Rejecting the notion from Upper West Side residents that homeless New Yorkers living in the Lucerne Hotel are leaving a bad mark on the well-to-do neighborhood, up to a hundred activists marched on Sunday against what they see as plain old NIMBYism.
The Upper West Side Community Organization (WestCo) was recently organized to sue the city to remove the homeless from both the Lucerne and Bellaclaire Hotel where they were placed to prevent the spread of COVID-19 in shelters.
But the men and women under the care of the city Department of Homeless Services say this did little but disrupt their lives further.

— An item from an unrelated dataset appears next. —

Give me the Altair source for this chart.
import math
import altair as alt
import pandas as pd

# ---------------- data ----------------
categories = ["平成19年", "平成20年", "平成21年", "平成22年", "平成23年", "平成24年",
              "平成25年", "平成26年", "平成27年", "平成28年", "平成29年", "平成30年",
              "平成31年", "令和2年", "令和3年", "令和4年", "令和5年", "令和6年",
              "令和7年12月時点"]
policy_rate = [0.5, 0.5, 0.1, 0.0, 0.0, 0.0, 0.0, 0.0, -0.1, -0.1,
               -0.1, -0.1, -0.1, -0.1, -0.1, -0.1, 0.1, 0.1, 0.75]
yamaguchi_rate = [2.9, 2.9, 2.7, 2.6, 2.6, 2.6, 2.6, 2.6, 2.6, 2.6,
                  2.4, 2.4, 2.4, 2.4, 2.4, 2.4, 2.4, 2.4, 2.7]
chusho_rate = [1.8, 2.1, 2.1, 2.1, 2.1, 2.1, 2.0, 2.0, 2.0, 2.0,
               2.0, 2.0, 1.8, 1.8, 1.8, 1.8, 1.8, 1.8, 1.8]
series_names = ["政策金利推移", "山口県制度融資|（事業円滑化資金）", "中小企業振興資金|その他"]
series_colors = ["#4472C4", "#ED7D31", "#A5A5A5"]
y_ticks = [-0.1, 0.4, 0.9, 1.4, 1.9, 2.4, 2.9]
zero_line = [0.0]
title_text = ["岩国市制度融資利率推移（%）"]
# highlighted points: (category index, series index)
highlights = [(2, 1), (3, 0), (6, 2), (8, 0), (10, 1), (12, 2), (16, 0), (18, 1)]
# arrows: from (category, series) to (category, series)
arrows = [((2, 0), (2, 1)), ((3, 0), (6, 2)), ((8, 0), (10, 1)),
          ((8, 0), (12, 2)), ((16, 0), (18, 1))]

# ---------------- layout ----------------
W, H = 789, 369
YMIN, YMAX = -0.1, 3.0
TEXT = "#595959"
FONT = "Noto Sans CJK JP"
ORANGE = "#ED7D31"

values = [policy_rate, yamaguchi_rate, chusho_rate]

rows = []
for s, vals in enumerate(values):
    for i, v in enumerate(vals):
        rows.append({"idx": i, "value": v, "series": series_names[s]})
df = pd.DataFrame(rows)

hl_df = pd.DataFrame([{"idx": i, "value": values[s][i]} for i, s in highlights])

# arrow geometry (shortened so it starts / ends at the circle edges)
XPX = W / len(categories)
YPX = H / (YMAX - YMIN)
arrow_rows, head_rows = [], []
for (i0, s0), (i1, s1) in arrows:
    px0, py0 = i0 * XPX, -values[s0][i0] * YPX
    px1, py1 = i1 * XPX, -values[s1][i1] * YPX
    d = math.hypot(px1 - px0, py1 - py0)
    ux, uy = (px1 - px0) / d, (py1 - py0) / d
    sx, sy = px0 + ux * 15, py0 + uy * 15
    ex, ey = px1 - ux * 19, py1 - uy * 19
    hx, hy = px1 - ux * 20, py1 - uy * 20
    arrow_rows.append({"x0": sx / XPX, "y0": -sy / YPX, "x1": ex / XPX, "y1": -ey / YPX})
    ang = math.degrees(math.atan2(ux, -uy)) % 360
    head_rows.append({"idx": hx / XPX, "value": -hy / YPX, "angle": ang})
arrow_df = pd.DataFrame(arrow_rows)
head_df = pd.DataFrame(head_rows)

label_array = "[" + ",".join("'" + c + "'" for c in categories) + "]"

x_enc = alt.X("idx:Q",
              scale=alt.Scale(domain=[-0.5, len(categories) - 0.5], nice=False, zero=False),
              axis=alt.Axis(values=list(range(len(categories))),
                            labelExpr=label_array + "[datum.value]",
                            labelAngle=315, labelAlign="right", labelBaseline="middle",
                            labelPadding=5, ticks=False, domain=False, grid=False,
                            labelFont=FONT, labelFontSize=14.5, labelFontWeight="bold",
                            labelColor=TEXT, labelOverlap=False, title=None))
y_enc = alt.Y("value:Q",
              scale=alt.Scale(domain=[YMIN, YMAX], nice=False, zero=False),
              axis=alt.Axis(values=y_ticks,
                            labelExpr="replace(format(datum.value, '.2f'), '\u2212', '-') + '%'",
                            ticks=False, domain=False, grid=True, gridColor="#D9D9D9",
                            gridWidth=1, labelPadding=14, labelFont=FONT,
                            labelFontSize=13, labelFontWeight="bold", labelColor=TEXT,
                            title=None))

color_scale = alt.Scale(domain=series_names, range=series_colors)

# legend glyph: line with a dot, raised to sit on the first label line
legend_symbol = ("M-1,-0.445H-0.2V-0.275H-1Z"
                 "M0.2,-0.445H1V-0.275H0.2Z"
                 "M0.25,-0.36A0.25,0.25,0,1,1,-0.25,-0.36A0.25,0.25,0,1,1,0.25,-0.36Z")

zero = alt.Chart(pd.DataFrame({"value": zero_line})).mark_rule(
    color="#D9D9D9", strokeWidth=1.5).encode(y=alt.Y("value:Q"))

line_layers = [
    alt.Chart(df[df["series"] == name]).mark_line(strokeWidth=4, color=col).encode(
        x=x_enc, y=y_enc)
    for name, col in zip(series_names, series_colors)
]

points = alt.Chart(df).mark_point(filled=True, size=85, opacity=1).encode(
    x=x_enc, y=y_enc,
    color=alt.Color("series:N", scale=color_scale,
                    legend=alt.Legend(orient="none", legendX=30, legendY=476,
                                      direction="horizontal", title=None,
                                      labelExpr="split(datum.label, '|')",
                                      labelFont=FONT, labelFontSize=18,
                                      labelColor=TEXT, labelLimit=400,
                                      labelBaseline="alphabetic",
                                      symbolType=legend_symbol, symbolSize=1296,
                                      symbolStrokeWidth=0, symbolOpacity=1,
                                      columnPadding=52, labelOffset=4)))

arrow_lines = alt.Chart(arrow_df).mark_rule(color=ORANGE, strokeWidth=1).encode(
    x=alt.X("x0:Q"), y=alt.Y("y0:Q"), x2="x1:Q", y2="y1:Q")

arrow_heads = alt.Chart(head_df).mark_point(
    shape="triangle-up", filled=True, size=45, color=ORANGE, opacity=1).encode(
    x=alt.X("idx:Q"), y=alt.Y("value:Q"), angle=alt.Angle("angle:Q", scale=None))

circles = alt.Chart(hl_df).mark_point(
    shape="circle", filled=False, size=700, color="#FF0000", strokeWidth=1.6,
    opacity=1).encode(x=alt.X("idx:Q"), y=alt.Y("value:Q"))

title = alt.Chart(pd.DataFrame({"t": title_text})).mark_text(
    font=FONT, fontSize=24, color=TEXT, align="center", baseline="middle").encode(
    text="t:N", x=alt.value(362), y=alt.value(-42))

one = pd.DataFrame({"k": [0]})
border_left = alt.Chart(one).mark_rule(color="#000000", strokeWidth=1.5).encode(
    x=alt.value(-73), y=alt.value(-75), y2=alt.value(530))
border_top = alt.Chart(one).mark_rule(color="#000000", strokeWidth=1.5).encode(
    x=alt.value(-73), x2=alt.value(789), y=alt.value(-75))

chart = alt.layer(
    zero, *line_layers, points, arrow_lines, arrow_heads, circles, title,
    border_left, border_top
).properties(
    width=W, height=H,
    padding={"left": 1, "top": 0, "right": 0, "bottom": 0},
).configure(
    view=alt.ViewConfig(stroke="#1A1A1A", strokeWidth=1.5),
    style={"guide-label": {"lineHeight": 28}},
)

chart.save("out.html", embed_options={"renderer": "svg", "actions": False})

Mike Bonano has lived on the Upper West Side with his wife, and he described how his time in the shelter system has been a process of being moved from place to place by the de Blasio administration. He listed at least four locations before they ended up in the Harmonium where he now faces displacement yet again.
“Four months later, they want to relocate us again and we’re getting tired of it. With the pandemic going on it’s unsafe for all of us, we’ve got people with disabilities and they’re treating us as garbage,” Bonano said in front of the Lucerne at 79th Street and Amsterdam. “Now they want to take us out [of the Harmonium] and put people from the Lucerne in… We finding out the day the bus shows up where we have to go.”
In his time in the shelter system, Bonano says he, his wife and daughter have been moved as far as the Rockaways despite their doctors and life being closer to the city. When they are moved to another location, they lose property, Bonano explained. A two bag limit on personal belongings means residents either have valuables thrown out, or they have to arrange storage among themselves.
State Senator Brian Benjamin expressed disappointment in Mayor Bill de Blasio for what he viewed as empty campaign promises to bring the city together.
“I would have thought Donald Trump was the mayor from what I’m hearing. I’m almost torn because I can’t criticize my fellow Democrats. I believe that de Blasio ultimately has a good heart, but this intrusion is criminal,” Benjamin said. “You create a situation on the Upper West Side where you pitted people against each other… I’m not sure how a decision was made to move people from the Lucerne, but the progressive voices on the Upper West Side were not part of that conversation.”
Up to 100 advocates of homeless New Yorkers were part of the demonstration that started at the Lucerne and ended by Gracie Mansion.